Seminario de Randy Schekman, Premio Nobel de Fisiología o Medicina
Fecha evento
El jueves 28 de mayo, a las 12:00 horas en el Salón de Actos del Instituto de Biomedicina de Sevilla (IBiS), el profesor Randy Schekman, Premio Nobel de Fisiología o Medicina, impartirá el seminario titulado:
‘Biogenesis and Function of Extracellular Vesicles’
Las contribuciones han sido decisivas para comprender los mecanismos del tráfico vesicular y la secreción celular. En los últimos años, su trabajo se ha centrado especialmente en la biogénesis y función de las vesículas extracelulares, un campo de creciente relevancia para múltiples áreas de la investigación biomédica y con importantes implicaciones en comunicación intercelular, enfermedad y medicina traslacional.

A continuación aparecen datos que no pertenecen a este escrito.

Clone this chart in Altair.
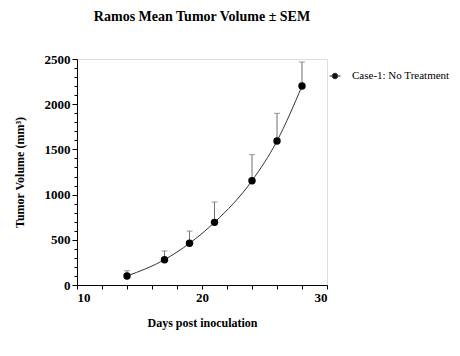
import altair as alt
import pandas as pd

days = [14, 17, 19, 21, 24, 26, 28]
mean_vol = [100, 280, 461, 693, 1154, 1593, 2201]
sem_upper = [158, 376, 597, 918, 1442, 1899, 2467]
series = ["Case-1: No Treatment"] * len(days)

df = pd.DataFrame({"day": days, "mean": mean_vol, "upper": sem_upper, "group": series})

FONT = "Liberation Serif"

x_axis = alt.Axis(title="Days post inoculation", values=list(range(10, 31, 2)),
                  labelExpr="datum.value % 10 === 0 ? datum.label : ''",
                  labelOverlap=False,
                  grid=False, tickSize=4, labelFontWeight="bold", labelFontSize=13,
                  titleFontSize=12, titleFontWeight="bold", titlePadding=13,
                  labelPadding=2, domainColor="black", tickColor="black",
                  labelColor="black", titleColor="black", labelFont=FONT, titleFont=FONT)
x_scale = alt.Scale(domain=[10, 30], nice=False)
y_scale = alt.Scale(domain=[0, 2500], nice=False)
y_axis = alt.Axis(title="Tumor Volume (mm³)", values=list(range(0, 2501, 100)),
                  labelExpr="datum.value % 500 === 0 ? datum.label : ''",
                  labelOverlap=False,
                  format="d", grid=False,
                  tickSize={"condition": {"test": "datum.value % 500 === 0", "value": 5}, "value": 3},
                  labelFontWeight="bold", labelFontSize=13, titleFontSize=12,
                  titleFontWeight="bold", titlePadding=18, labelPadding=2,
                  domainColor="black", tickColor="black", labelColor="black",
                  titleColor="black", labelFont=FONT, titleFont=FONT)

X = alt.X("day:Q", scale=x_scale, axis=x_axis)

base = alt.Chart(df)

err = base.mark_rule(color="#707070", strokeWidth=1).encode(
    x=X, y=alt.Y("mean:Q", scale=y_scale, axis=y_axis), y2="upper:Q")
cap = base.mark_tick(color="#707070", thickness=1, size=6, orient="horizontal").encode(
    x=X, y=alt.Y("upper:Q", scale=y_scale, axis=y_axis))

legend_path = "M-1,0H1M-0.5,0A0.5,0.5,0,1,1,0.5,0A0.5,0.5,0,1,1,-0.5,0Z"
line = base.mark_line(interpolate="monotone", strokeWidth=1).encode(
    x=X, y=alt.Y("mean:Q", scale=y_scale, axis=y_axis),
    color=alt.Color("group:N", scale=alt.Scale(range=["#333333"]),
                    legend=alt.Legend(title=None, orient="none", legendX=252, legendY=11,
                                      symbolType=legend_path, symbolSize=121,
                                      symbolStrokeWidth=1, symbolFillColor="black",
                                      symbolStrokeColor="black", labelOffset=11,
                                      labelFont=FONT, labelFontSize=11, labelColor="black")))
pts = base.mark_circle(size=55, color="black", opacity=1).encode(
    x=X, y=alt.Y("mean:Q", scale=y_scale, axis=y_axis))

chart = alt.layer(err, cap, line, pts).properties(
    width=250, height=226,
    title=alt.TitleParams("Ramos Mean Tumor Volume ± SEM", font=FONT, fontSize=14,
                          fontWeight="bold", color="black", anchor="middle", offset=29),
    autosize=alt.AutoSizeParams(type="none"),
    padding={"left": 69, "top": 51, "right": 125, "bottom": 63},
).configure_view(stroke=None).configure(background="white")

chart.save("out.html", embed_options={"renderer": "svg", "actions": False})
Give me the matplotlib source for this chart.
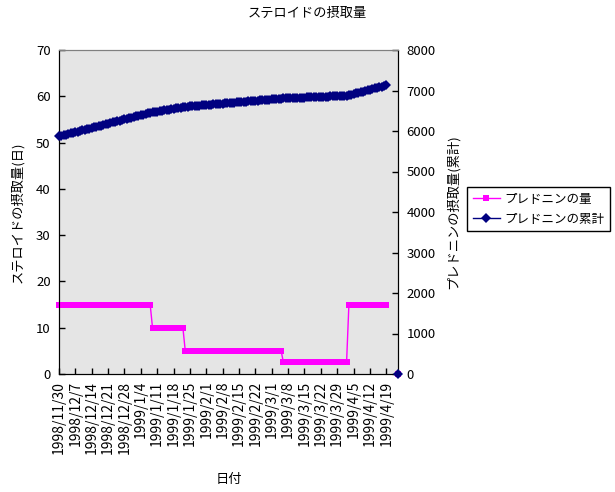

Se trata, por tanto, de una ocasión científica excepcional para toda la comunidad, con interés para investigadoras e investigadores de muy diversos ámbitos, desde la biología celular y las neurociencias hasta la inmunología, la investigación cardiovascular, la oncohematología, la genética y las enfermedades hepáticas, digestivas e inflamatorias.

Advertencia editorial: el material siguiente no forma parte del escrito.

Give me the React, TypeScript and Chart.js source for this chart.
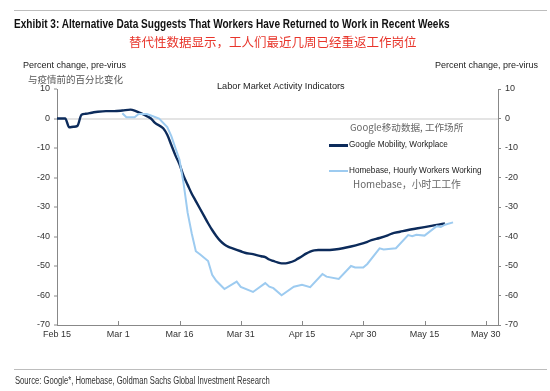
import React, { useEffect, useRef } from "react";
import { Chart, registerables } from "chart.js";

Chart.register(...registerables);

const googleDays = [0, 1, 2, 3, 4, 5, 6, 7, 8, 9, 10, 12, 14, 16, 18, 19, 20, 22, 23, 24, 26, 27, 28, 29, 30, 31, 32, 33, 34, 35, 36, 37, 38, 39, 40, 41, 42, 43, 44, 45, 46, 48, 50, 51, 52, 53, 54, 55, 56, 57, 58, 59, 60, 61, 62, 63, 64, 66, 68, 70, 72, 74, 76, 77, 79, 81, 82, 84, 86, 88, 90, 92, 94, 95];
const googleValues = [0, 0, 0, -3, -2.8, -2.5, 1.3, 1.6, 1.8, 2.1, 2.3, 2.5, 2.5, 2.7, 3.0, 2.7, 2.1, 0.8, 0, -1.5, -3.3, -5.5, -9, -12.5, -15.5, -19.5, -22.5, -25.5, -28, -30.5, -33, -35.5, -37.8, -39.8, -41.5, -42.7, -43.5, -44, -44.5, -45, -45.5, -46, -46.7, -47, -47.8, -48.3, -48.8, -49.1, -49.1, -48.8, -48.3, -47.5, -46.7, -45.8, -45.1, -44.7, -44.6, -44.6, -44.4, -44, -43.4, -42.7, -41.8, -41.2, -40.5, -39.6, -39, -38.4, -37.8, -37.3, -36.8, -36.3, -35.8, -35.6];

const homebaseDays = [16, 17, 19, 20, 22, 23, 25, 27, 28, 29, 30, 31, 32, 33, 34, 35, 37, 38, 39, 41, 44, 45, 48, 51, 52, 53, 55, 58, 60, 62, 65, 66, 69, 72, 73, 75, 76, 79, 80, 83, 86, 87, 88, 90, 93, 94, 95, 97];
const homebaseValues = [1.8, 0.4, 0.4, 1.5, 1.5, 1.0, 0, -2.9, -6, -10, -14, -22, -32, -39, -45, -46, -48.3, -53, -55, -57.8, -55.3, -57.1, -58.8, -55.8, -57, -57.5, -59.9, -57, -56.4, -57.2, -52.7, -53.6, -54.4, -50, -50.5, -50.5, -49.3, -44, -44.4, -44, -39.5, -39.9, -39.4, -39.7, -36.5, -36.8, -36, -35.2];

const xTickDays = [0, 15, 30, 45, 60, 75, 90, 105];
const xTickLabels = ["Feb 15", "Mar 1", "Mar 16", "Mar 31", "Apr 15", "Apr 30", "May 15", "May 30"];

const seriesNames = ["Google Mobility, Workplace", "Homebase, Hourly Workers Working"];
const seriesNamesZh = ["Google移动数据, 工作场所", "Homebase，小时工工作"];

const NAVY = "#0c2b5b";
const LIGHT = "#9dcbf0";
const FONT = "'Liberation Sans', Arial, sans-serif";
const CJK = "'Noto Sans CJK SC', sans-serif";

const innerXTicks = {
  id: "innerXTicks",
  afterDraw(chart: any) {
    const s = chart.scales.x;
    const ctx = chart.ctx;
    ctx.save();
    ctx.strokeStyle = "#888";
    ctx.lineWidth = 1;
    ctx.beginPath();
    s.ticks.forEach((t: any) => {
      const px = Math.round(s.getPixelForValue(t.value)) + 0.5;
      ctx.moveTo(px, s.top);
      ctx.lineTo(px, s.top - 4);
    });
    ctx.stroke();
    ctx.restore();
  },
};

export default function App() {
  const ref = useRef<HTMLCanvasElement | null>(null);

  useEffect(() => {
    if (!ref.current) return;
    const tickFont = { family: FONT, size: 9 };
    const chart = new Chart(ref.current, {
      type: "line",
      data: {
        datasets: [
          {
            label: seriesNames[1],
            data: homebaseDays.map((d, i) => ({ x: d, y: homebaseValues[i] })),
            borderColor: LIGHT,
            borderWidth: 2,
            pointRadius: 0,
            tension: 0,
            yAxisID: "y",
          },
          {
            label: seriesNames[0],
            data: googleDays.map((d, i) => ({ x: d, y: googleValues[i] })),
            borderColor: NAVY,
            borderWidth: 2.4,
            pointRadius: 0,
            cubicInterpolationMode: "monotone",
            yAxisID: "y",
          },
        ],
      },
      options: {
        animation: false,
        responsive: false,
        maintainAspectRatio: false,
        layout: { padding: { top: 89, bottom: 46, left: 0, right: 0 } },
        plugins: { legend: { display: false }, tooltip: { enabled: false } },
        scales: {
          x: {
            type: "linear",
            min: 0,
            max: 108,
            afterBuildTicks: (s: any) => {
              s.ticks = xTickDays.map((v) => ({ value: v }));
            },
            afterFit: (s: any) => {
              s.height = 20;
            },
            ticks: {
              autoSkip: false,
              maxRotation: 0,
              font: tickFont,
              color: "#333",
              padding: 4,
              callback: (v: any) => {
                const i = xTickDays.indexOf(Number(v));
                return i >= 0 ? xTickLabels[i] : "";
              },
            },
            grid: { display: true, drawOnChartArea: false, drawTicks: false, color: "#888" },
            border: { color: "#888", width: 1 },
          },
          y: {
            position: "left",
            min: -70,
            max: 10,
            afterFit: (s: any) => {
              s.width = 57;
            },
            ticks: { stepSize: 10, font: tickFont, color: "#333", padding: 4 },
            grid: {
              color: (c: any) => (c.tick && c.tick.value === 0 ? "#e4e4e4" : "rgba(0,0,0,0)"),
              lineWidth: (c: any) => (c.tick && c.tick.value === 0 ? 2 : 0),
              tickColor: "#888",
              tickWidth: 1,
              tickLength: 3,
            },
            border: { color: "#888", width: 1 },
          },
          y2: {
            position: "right",
            min: -70,
            max: 10,
            afterFit: (s: any) => {
              s.width = 52;
            },
            ticks: { stepSize: 10, font: tickFont, color: "#333", padding: 4 },
            grid: { drawOnChartArea: false, color: "#888", tickLength: 3 },
            border: { color: "#888", width: 1 },
          },
        },
      },
      plugins: [innerXTicks],
    } as any);
    return () => chart.destroy();
  }, []);

  const abs = (style: React.CSSProperties): React.CSSProperties => ({
    position: "absolute",
    whiteSpace: "nowrap",
    lineHeight: 1,
    ...style,
  });

  return (
    <div style={{ position: "fixed", left: 0, top: 0, width: 550, height: 391, background: "#fff", overflow: "hidden" }}>
      <canvas ref={ref} width={550} height={391} style={{ position: "absolute", left: 0, top: 0, width: 550, height: 391 }} />
      <div style={abs({ left: 14, top: 10, width: 533, height: 1, background: "#bdbdbd" })} />
      <div style={abs({ left: 14, top: 17, fontFamily: FONT, fontWeight: "bold", fontSize: 13.5, color: "#111", transform: "scaleX(0.745)", transformOrigin: "left top" })}>
        Exhibit 3: Alternative Data Suggests That Workers Have Returned to Work in Recent Weeks
      </div>
      <div style={abs({ left: 129, top: 36, fontFamily: CJK, fontSize: 12.5, color: "#e8352b" })}>
        替代性数据显示，工人们最近几周已经重返工作岗位
      </div>
      <div style={abs({ left: 23, top: 61, fontFamily: FONT, fontSize: 9, color: "#222" })}>Percent change, pre-virus</div>
      <div style={abs({ left: 28, top: 75, fontFamily: CJK, fontSize: 9.5, color: "#555" })}>与疫情前的百分比变化</div>
      <div style={abs({ left: 435, top: 61, fontFamily: FONT, fontSize: 9, color: "#222" })}>Percent change, pre-virus</div>
      <div style={abs({ left: 217, top: 82, fontFamily: FONT, fontSize: 9.2, color: "#222" })}>Labor Market Activity Indicators</div>

      <div style={abs({ left: 350, top: 123, fontFamily: CJK, fontSize: 9.6, color: "#666" })}>{seriesNamesZh[0]}</div>
      <div style={abs({ left: 329, top: 144, width: 19, height: 3, background: NAVY })} />
      <div style={abs({ left: 349, top: 141, fontFamily: FONT, fontSize: 8.2, color: "#222" })}>{seriesNames[0]}</div>
      <div style={abs({ left: 329, top: 170, width: 19, height: 2, background: LIGHT })} />
      <div style={abs({ left: 349, top: 167, fontFamily: FONT, fontSize: 8.2, color: "#222" })}>{seriesNames[1]}</div>
      <div style={abs({ left: 353, top: 180, fontFamily: CJK, fontSize: 9.8, color: "#666" })}>{seriesNamesZh[1]}</div>

      <div style={abs({ left: 14, top: 369, width: 533, height: 1, background: "#bdbdbd" })} />
      <div style={abs({ left: 15, top: 376, fontFamily: FONT, fontSize: 10, color: "#333", transform: "scaleX(0.765)", transformOrigin: "left top" })}>
        Source: Google*, Homebase, Goldman Sachs Global Investment Research
      </div>
    </div>
  );
}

Dr. Randy Schekman is a Professor in the Department of Molecular and Cell Biology, University of California, Berkeley, and an Investigator of the Howard Hughes Medical Institute. He studied the enzymology of DNA replication as a graduate student with Arthur Kornberg at Stanford University. His current interest in cellular membranes developed during a postdoctoral period with S. J. Singer at the UC San Diego. Among his awards are the Gairdner International Award, the Albert Lasker Award in Basic Medical Research and the Nobel Prize in Physiology or Medicine, which he shared with James Rothman and Thomas Südhof. He served as the Editor of the Annual Reviews of Cell and Developmental Biology and as Editor-in-Chief of the Proceedings of the National Academy of Sciences (PNAS) and eLife. Beginning in 2018, Schekman has served as the Scientific Director of “Aligning Science Across Parkinson’s Disease” a major philanthropic effort organized along with The Michael J. Fox Foundation to identify molecular and cellular mechanisms in the initiation and progression of Parkinson’s Disease (https://parkinsonsroadmap.org). Schekman’s laboratory investigates the mechanism of vesicular traffic in the secretory pathway in eukaryotic cells.
Currently the lab focuses on the unconventional secretion of extracellular vesicles and of soluble proteins, such as alpha-synuclein. The means by which alpha-synuclein is released by nerve cells may relate to the spread of pathology in Parkinson’s Disease.